Disney’s Aladdin the Musical

Review by CJ

Ainsley Melham, Michael James Scott, Hiba Elchikhe, Adam-Jon Fiorentino, Troy Sussman, Robert Tripolino, Adam Murphy, Aljin Abella, George Henare

Her Majesty’s Theatre (Melbourne, Australia)

Running time:
150 minutes

Song list:
Arabian Nights. One Jump Ahead. Proud of Your Boy. These Palace Walls. Babkak, Omar, Aladdin, Kassim. A Million Miles Away. Diamond in the Rough. Friend Like Me. Act One Finale (Friend Like Me Reprise/Proud of Your Boy Reprise). Prince Ali. A Whole New World. High Adventure. Somebody’s Got Your Back. Proud of Your Boy (Reprise II). Prince Ali (Sultan Reprise). Prince Ali (Jafar Reprise). Finale Ultimo (Arabian Nights Reprise/A Whole New World Reprise).
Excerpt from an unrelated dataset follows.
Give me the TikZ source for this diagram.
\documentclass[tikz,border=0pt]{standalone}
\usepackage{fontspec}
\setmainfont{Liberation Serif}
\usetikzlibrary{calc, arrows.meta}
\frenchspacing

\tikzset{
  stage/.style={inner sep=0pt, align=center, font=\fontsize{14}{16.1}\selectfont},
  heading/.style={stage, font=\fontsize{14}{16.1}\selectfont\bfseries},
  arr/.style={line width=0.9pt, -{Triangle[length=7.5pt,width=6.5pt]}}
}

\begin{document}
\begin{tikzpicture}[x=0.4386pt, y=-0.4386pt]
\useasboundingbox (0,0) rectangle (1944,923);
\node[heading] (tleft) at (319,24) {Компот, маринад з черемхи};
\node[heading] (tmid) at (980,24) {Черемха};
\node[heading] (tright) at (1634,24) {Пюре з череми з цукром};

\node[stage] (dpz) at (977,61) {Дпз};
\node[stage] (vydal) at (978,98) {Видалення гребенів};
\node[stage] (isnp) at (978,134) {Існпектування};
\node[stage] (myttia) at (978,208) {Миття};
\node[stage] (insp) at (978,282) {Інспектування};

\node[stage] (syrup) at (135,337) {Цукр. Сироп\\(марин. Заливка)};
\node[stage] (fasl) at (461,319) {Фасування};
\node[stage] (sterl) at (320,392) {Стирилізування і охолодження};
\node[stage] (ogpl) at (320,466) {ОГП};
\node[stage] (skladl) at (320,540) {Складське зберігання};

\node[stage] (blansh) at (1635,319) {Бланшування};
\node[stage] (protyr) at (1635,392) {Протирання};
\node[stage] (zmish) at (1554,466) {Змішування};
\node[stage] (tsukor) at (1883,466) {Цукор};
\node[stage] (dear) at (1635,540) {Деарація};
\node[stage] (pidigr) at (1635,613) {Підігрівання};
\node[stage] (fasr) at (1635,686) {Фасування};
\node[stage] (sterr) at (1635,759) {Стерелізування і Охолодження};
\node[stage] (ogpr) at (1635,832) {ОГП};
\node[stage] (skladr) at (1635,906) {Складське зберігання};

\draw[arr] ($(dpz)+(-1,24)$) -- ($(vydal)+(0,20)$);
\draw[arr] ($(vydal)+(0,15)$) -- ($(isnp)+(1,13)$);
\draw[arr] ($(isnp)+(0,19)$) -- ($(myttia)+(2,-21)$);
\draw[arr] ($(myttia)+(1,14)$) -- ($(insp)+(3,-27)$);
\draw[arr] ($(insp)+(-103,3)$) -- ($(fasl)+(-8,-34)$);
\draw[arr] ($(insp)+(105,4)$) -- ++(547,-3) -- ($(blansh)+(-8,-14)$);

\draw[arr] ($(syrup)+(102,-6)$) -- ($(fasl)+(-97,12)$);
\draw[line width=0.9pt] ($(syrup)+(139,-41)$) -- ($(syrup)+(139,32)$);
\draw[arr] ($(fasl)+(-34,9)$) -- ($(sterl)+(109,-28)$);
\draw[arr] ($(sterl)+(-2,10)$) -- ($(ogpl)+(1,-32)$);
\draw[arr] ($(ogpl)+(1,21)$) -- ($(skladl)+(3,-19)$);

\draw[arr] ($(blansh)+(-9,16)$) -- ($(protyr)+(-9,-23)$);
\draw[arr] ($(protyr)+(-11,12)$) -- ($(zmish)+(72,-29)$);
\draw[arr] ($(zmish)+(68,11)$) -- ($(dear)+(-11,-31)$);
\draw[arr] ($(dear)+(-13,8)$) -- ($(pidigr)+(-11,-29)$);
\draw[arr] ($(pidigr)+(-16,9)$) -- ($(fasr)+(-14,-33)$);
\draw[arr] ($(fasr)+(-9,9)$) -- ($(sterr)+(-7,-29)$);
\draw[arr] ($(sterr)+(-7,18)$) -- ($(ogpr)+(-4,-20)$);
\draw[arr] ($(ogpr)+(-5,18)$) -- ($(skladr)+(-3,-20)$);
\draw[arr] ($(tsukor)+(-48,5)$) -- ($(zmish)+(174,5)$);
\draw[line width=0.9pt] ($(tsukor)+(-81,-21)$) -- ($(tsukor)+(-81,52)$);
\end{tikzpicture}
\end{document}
A young man named Aladdin (Melham) lives on what he can steal with his three friends Kassim (Fiorentino), Babkak (Sussman) and Omar (Tripolino). That is until chance encounters with Princess Jasmine (Elchikhe) and a magical genie (Scott) throw their lives completely off course.

Okay, let’s be honest. When we’re (I’m) talking about Disney, the word magical gets thrown around a lot (by me). But even ignoring the fact that there is actual magic featured in Aladdin the Musical, it. is. magical.

The cast are all fantastic in their roles. No exceptions.

I was dubious that anyone who isn’t Robin Williams could impress me as Genie, but Aladdin the Musical offers a new take on the role while maintaining the character’s integrity. Scott’s Genie is flamboyant, fun and mesmerising whenever he is onstage.

Melham is a delight to watch as Aladdin. His voice is clear and strong, his dancing on point, and his acting and reacting a delight to watch.

Elchikhe is equally entertaining as Princess Jasmine. Jasmine’s sense of wonder, adventure and bravery are well focused on in Aladdin the Musical and Elchikhe portrays them all and so much more with great talent and a beautiful voice.

Murphy and Abella excel as the wicked Jafar and Iago respectively. Murphy’s makeup as Jafar is incredible. I’m not usually one to recognise, let alone praise, a great contour but the crew nailed the “obviously and unashamedly evil” look that we have all come to know and love from Jafar’s animated incarnation.

Fiorentino, Sussman, Tripolino bring to life three characters who I had not previously known as being attached to this story. Thanks to the great work of these three actors, in addition to great writing, I liked these characters immediately. They are all very different but very fun.

The choreography featured in Aladdin the Musical is tight, beautiful and high energy. I could see Aladdin the Musical again and again, purely to watch what is going on in every part of the stage during ensemble numbers. Like many things, the minutiae that take place on stage aren’t given nearly enough credit for forming a whole filled with wonder.

The set design for Aladdin the Musical is stunning. The props, the backdrops, the pyrotechnics, lighting and other effects all come together with the finely tuned cast and costumes to create a visually spectacular event.

Aladdin the Musical has some truly breathtaking costumes and many of them downright steal the show. There are sequins aplenty, feathers galore and, at the very least, 20 thingamabobs.

I cannot praise Aladdin the Musical highly enough or recommend it strongly enough. This is two and a half hours that every Disney fan, theatre fan or lover of great performance art absolutely must see.